— start Dataset excerpts —

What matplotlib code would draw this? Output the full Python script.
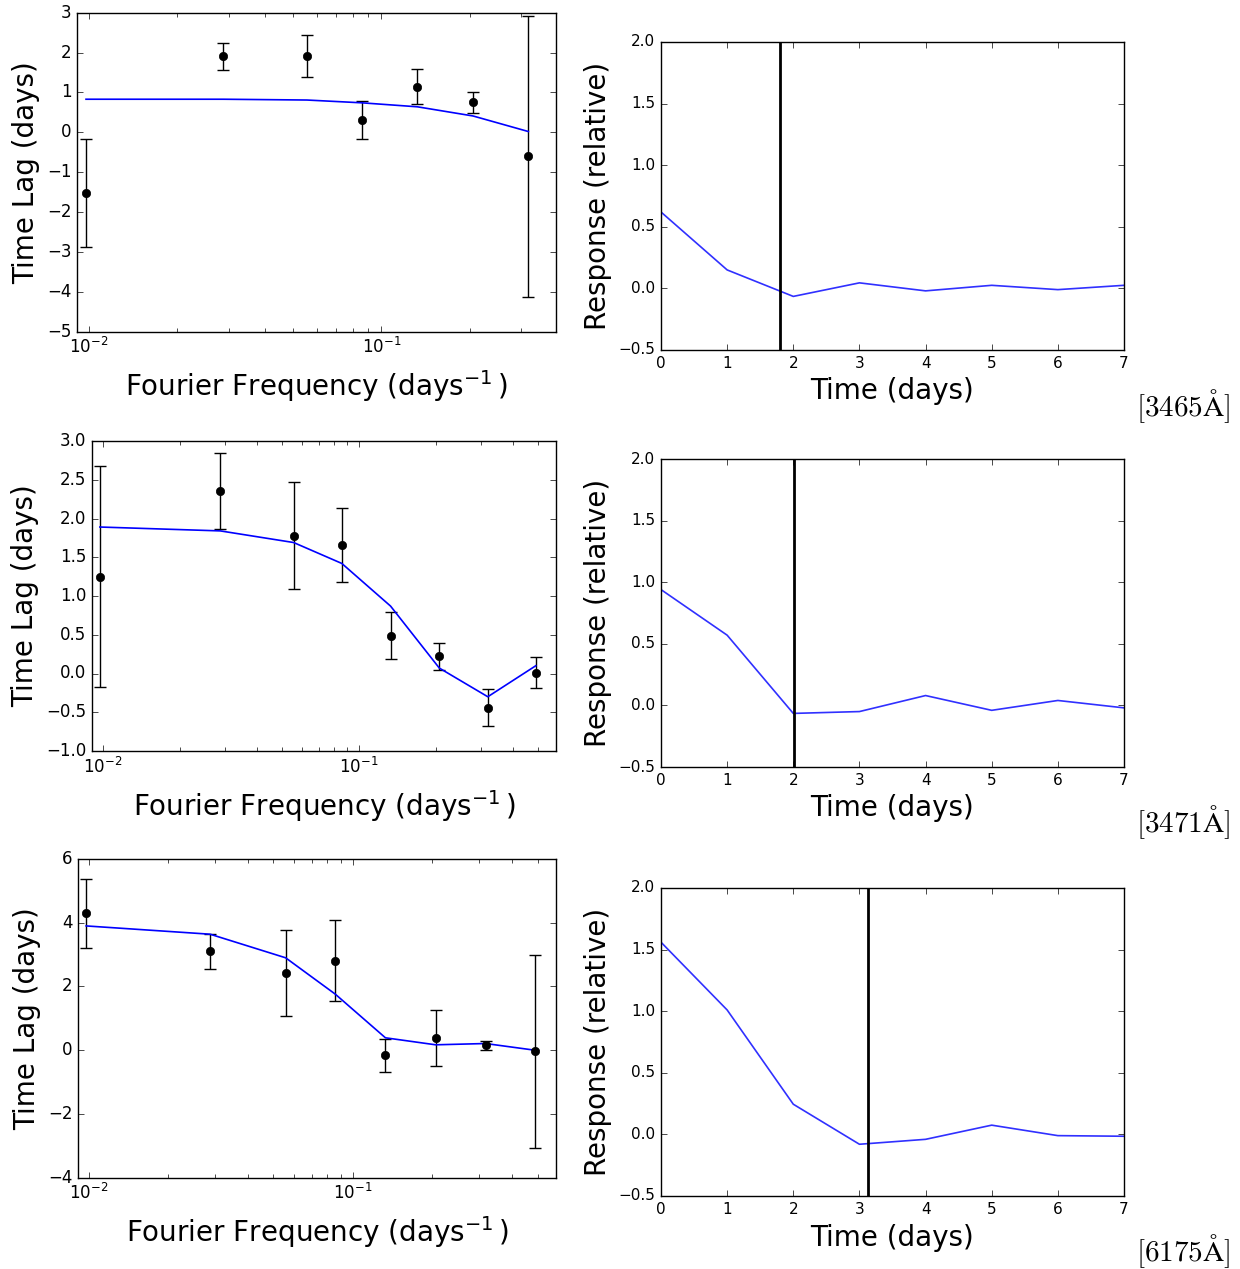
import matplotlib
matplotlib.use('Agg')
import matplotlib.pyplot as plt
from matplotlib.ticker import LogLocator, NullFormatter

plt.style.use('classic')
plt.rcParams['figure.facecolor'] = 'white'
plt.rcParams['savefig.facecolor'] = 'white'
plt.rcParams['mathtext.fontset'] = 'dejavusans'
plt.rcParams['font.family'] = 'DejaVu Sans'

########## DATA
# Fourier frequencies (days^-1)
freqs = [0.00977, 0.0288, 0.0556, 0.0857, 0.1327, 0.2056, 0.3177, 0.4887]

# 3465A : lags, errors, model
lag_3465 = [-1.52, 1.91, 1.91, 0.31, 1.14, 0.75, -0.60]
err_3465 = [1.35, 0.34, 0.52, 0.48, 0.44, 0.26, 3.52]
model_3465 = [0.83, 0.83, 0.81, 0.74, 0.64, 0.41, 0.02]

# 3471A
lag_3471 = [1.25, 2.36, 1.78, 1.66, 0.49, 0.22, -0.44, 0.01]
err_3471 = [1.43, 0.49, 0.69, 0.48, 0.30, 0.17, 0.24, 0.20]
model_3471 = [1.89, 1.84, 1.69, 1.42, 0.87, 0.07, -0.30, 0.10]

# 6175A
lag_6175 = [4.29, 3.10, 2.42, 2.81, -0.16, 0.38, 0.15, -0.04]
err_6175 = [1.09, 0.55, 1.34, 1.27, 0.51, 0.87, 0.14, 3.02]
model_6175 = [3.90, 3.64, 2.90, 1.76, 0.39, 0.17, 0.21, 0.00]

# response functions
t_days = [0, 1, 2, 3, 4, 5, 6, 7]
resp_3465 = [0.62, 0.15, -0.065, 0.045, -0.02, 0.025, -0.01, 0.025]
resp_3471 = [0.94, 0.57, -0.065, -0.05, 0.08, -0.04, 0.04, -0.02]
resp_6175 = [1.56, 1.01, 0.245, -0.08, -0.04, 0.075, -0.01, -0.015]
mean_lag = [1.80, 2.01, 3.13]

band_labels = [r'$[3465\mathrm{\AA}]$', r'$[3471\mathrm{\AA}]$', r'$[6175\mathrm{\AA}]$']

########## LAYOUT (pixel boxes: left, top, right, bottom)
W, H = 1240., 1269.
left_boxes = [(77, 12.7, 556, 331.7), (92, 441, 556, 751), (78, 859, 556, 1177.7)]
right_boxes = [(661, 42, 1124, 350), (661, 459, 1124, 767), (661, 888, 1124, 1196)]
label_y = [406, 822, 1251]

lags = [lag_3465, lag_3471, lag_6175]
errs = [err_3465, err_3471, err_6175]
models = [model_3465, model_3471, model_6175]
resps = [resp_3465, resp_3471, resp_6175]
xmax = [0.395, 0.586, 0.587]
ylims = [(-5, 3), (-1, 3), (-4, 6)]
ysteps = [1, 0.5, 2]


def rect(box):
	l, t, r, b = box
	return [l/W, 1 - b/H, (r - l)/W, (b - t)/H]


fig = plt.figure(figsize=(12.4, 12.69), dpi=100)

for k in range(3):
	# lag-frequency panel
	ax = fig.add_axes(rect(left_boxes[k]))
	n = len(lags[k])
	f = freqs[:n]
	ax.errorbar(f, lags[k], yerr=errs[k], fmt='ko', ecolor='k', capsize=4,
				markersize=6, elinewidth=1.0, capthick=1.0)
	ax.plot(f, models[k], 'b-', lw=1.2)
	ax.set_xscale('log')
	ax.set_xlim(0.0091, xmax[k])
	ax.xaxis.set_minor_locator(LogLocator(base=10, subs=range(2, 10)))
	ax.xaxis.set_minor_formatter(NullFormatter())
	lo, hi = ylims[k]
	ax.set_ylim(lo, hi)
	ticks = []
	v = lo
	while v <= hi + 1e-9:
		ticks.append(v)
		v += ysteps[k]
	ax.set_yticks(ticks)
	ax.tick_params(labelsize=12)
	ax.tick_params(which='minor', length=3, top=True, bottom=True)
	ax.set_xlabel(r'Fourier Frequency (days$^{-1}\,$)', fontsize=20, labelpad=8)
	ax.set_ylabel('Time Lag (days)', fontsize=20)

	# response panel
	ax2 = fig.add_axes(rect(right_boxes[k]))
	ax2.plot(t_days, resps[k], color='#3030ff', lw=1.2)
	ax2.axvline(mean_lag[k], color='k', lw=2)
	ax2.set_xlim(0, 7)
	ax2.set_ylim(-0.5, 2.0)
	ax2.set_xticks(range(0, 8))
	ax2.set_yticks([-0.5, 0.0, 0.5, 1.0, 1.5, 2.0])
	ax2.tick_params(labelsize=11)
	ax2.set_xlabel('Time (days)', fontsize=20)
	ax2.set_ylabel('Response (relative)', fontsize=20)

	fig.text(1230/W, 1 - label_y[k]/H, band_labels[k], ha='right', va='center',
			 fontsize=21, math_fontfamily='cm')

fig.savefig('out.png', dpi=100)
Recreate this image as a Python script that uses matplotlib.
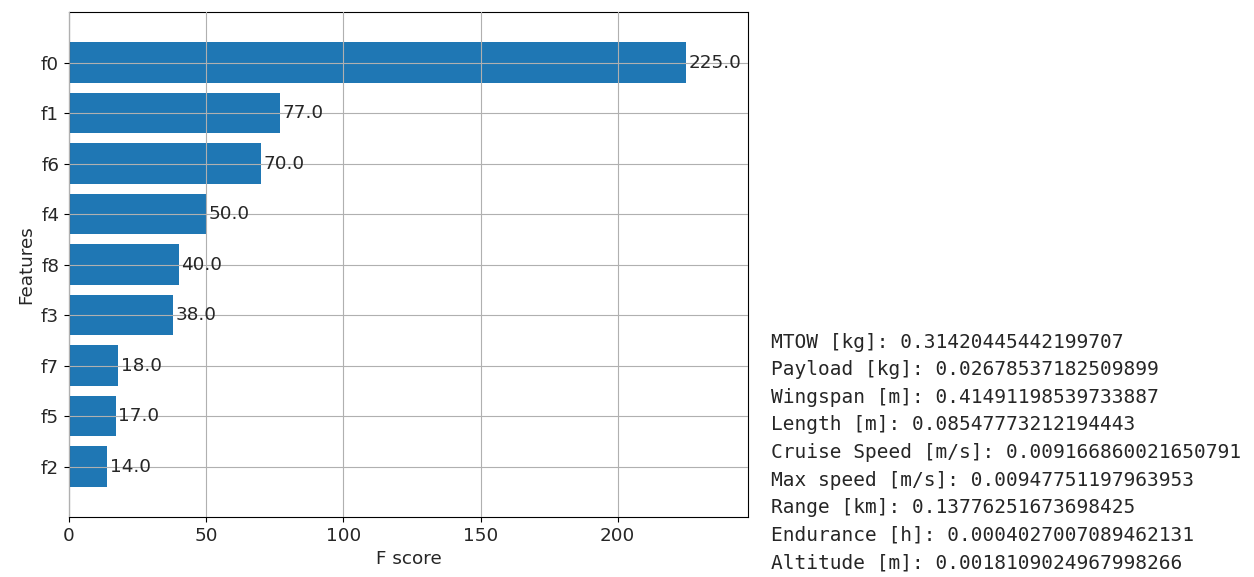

— end Dataset excerpts —

Go through the entries above and copy every line containing "matplotlib".

• Solution for this task:
What matplotlib code would draw this? Output the full Python script.
import matplotlib
matplotlib.use('Agg')
import matplotlib.pyplot as plt
from matplotlib.ticker import LogLocator, NullFormatter
Recreate this image as a Python script that uses matplotlib.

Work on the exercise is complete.